Today the Information and Privacy Commissioner for British Columbia rejected an argument for the province to share more COVID-19 data with Indigenous governments.
Issued by Michael McEvoy, who heads the independent body which protects the public’s information and privacy rights, the decision highlights the failure of the province to honour government-to-government cooperation with First Nations, says a coalition that launched the request in mid-September.
“We are angry and disappointed by today’s ruling, which will continue to allow the Ministry of Health to withhold the life-saving information we have been requesting since the CVOID-19 pandemic began,” reads a statement from the Nuu-chah-nulth Tribal Council, Tsilhqot’in National Government and Heiltsuk Nation. “The situation is more urgent than ever given the exponential jump in infections, hospitalisations and deaths that are occurring to Indigenous peoples.”
McEvoy’s Dec. 17 decision serves as a setback in an ongoing battle for First Nations to take a larger role in controlling coronavirus infection in their communities. The coalition has asked for information on the location of cases near their villages, whether the infected people have travelled to First Nation communities within the previous 14 days and the name of a person with COVID-19 if they are a member of one of the nations.
Disclosure of a member’s identify is necessary for effective contact tracing within First Nations, argues the coalition. For several months the NTC has pushed to have two local contact tracers for each of its 14 member nations, but the B.C. Ministry of Health has yet to give over this much control, said Judith Sayers, the tribal council’s president.
“We wanted to take over jurisdiction when [confirmed cases] came into the community,” she said, “because we know everybody, but we’re not getting that kind of cooperation necessarily.”
Sayers admitted she was surprised that the commissioner didn’t support the request to share more specific COVID data with the First Nations. In its argument the coalition cited Section 25 of B.C.’s Freedom of Information and Protection of Privacy Act, which requires a public body to, “without delay, disclose to the public, to an affected group of people or to an applicant…information about a risk of significant harm to the environment or to the health or safety of the public or a group of people.”
In his decision McEvoy determined that the Ministry of Health’s responsibility under the Public Health Act does not override FIPPA, but that “sufficient information is already available on COVID-19 cases to enable the public, and the complainant governments, to take steps to avoid or mitigate the risks connected with COVID-19.”

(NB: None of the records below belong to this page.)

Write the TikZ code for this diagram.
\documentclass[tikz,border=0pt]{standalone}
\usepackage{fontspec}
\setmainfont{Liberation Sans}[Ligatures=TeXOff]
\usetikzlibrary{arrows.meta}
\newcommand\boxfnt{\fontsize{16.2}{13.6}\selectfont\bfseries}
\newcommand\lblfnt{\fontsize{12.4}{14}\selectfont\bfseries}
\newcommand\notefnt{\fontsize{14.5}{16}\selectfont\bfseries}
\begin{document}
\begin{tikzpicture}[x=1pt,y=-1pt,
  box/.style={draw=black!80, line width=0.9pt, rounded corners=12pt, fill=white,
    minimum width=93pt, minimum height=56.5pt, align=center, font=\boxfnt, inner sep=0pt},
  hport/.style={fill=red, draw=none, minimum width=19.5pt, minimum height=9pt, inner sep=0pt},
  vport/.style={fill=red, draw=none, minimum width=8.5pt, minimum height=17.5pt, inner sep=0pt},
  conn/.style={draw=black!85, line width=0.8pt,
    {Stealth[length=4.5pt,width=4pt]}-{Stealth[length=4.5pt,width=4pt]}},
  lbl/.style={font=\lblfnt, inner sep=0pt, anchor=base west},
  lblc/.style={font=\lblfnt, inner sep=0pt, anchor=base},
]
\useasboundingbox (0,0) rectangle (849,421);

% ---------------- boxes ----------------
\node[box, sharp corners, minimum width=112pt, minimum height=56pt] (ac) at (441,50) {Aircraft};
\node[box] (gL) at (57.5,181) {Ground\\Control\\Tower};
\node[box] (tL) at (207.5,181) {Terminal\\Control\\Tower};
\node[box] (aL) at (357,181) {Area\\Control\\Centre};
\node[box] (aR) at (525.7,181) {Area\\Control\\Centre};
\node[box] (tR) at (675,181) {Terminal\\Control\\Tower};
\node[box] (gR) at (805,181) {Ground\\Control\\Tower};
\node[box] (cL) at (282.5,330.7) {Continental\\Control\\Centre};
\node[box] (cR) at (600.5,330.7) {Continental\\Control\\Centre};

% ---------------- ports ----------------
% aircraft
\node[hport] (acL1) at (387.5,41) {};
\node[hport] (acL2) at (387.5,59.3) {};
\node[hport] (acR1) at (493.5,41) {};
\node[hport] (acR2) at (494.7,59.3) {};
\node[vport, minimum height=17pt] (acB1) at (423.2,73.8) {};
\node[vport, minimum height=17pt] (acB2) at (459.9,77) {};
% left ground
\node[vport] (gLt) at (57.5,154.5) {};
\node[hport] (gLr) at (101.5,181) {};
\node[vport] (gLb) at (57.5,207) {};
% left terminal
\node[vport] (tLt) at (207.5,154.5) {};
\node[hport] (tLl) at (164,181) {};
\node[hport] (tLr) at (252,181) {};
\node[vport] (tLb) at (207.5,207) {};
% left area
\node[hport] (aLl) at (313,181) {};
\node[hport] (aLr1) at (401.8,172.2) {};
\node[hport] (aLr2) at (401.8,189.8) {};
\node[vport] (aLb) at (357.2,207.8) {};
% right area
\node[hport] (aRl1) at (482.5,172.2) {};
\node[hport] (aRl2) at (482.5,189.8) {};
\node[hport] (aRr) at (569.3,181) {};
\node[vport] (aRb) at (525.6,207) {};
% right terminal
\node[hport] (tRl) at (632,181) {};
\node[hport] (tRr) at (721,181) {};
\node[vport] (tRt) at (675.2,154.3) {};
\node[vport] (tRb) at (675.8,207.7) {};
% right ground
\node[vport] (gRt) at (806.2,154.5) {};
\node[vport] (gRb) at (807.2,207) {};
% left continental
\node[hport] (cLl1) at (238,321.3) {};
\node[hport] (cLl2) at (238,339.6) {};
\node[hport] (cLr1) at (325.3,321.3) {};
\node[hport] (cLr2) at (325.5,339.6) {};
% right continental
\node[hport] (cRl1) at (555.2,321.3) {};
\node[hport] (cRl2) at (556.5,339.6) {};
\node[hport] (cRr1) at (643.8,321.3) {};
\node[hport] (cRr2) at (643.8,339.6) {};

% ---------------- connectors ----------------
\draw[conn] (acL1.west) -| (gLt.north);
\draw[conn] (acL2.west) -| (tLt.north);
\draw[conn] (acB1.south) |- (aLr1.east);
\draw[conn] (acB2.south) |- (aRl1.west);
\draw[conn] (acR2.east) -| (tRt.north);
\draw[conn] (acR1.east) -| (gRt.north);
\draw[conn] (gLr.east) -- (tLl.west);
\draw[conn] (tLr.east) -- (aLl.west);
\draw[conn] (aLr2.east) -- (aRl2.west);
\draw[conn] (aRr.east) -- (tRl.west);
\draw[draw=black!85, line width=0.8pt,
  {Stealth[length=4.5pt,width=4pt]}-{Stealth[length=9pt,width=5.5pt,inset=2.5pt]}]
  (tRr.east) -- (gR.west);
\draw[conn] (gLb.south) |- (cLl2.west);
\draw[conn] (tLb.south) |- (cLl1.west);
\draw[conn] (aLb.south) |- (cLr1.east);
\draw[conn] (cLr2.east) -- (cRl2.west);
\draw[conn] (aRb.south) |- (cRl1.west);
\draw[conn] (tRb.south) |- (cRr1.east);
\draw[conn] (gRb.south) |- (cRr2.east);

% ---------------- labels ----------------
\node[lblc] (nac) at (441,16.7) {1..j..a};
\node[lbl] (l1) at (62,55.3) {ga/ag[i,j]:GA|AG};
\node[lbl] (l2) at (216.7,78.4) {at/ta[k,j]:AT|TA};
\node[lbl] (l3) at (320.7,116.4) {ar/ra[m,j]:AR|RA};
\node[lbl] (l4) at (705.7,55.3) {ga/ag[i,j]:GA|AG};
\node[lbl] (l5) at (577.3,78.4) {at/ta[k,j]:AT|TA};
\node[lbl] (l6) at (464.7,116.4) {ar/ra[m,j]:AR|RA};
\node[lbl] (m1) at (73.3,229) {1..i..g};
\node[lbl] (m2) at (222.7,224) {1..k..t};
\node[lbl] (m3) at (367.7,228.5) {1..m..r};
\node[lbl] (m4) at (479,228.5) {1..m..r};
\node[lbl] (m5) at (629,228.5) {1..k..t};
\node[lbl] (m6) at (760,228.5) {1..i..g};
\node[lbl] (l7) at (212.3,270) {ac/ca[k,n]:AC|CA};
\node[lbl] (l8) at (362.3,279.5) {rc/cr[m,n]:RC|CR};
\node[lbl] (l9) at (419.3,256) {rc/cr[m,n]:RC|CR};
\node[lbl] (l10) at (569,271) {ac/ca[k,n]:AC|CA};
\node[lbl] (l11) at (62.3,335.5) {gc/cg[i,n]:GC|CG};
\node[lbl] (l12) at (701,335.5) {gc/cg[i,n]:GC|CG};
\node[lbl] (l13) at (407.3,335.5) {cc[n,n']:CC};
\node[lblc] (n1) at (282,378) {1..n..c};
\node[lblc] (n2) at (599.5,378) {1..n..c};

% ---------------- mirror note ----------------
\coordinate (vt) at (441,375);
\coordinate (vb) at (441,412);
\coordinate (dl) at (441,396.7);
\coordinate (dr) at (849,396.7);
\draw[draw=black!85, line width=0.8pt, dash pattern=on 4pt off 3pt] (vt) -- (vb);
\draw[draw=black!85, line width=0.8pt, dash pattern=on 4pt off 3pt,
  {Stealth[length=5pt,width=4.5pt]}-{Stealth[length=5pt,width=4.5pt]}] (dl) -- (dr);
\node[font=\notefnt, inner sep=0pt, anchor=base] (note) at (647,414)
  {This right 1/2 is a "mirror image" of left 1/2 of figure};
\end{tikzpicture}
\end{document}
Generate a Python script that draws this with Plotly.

The Ministry of Health regularly announces case counts for each health region, with information separated into Island Health’s mid, central and north areas, but this isn’t enough for First Nations to better protect their citizens, stressed Sayers.
“As a government, we have to make these decisions,” she said. “We can’t make the decisions we need to without having all of the information that the B.C. government has and won’t share with us.”
The pandemic’s second wave of has affected remote Nuu-chah-nulth communities from Anacla to Ehatis, with the latest cluster announced in the Huu-ay-aht community on Wednesday (Dec. 16).
“The family affected is in quarantine and doing well,” stated the Huu-ay-aht First Nations regarding the small group infected in Anacla.
The coalition has used a recent report on discrimination in the health care system to back its argument, which shows that First Nations were infected with COVID-19 at a rate 80 per cent higher than the rest of B.C.’s population.
“Indigenous governments are not recognized as full partners in the response, and proper data sharing, information systems and system governance does not promote routine collaborative work with Indigenous peoples’ governments and representatives,” states the report from investigator Mary Ellen Turpel-Lafond.
In the ministry’s defence, Provincial Health Officer Bonnie Henry argued that identifying individuals and communities risks them being “stigmatized because of perceptions that they are disease carriers,” thereby dissuading others from reporting their infection, summarized the commissioner’s decision.
Henry cited when this occurred to Hutterite colonies in Manitoba, which prompted the prairie province’s chief health officer to stop releasing community-level COVID reports.
But by keeping this information within the ministry, the provincial government is steering away from the obligation to recognise First Nations’ right to self determination, whish is set forth in the Declaration of the Right of Indigenous People’s Act, said Sayers.
“My greatest fear is the increase in our communities and our ability to handle it,” she said. “Why do we even try to use these colonial systems that don’t work? They never have and they never will.”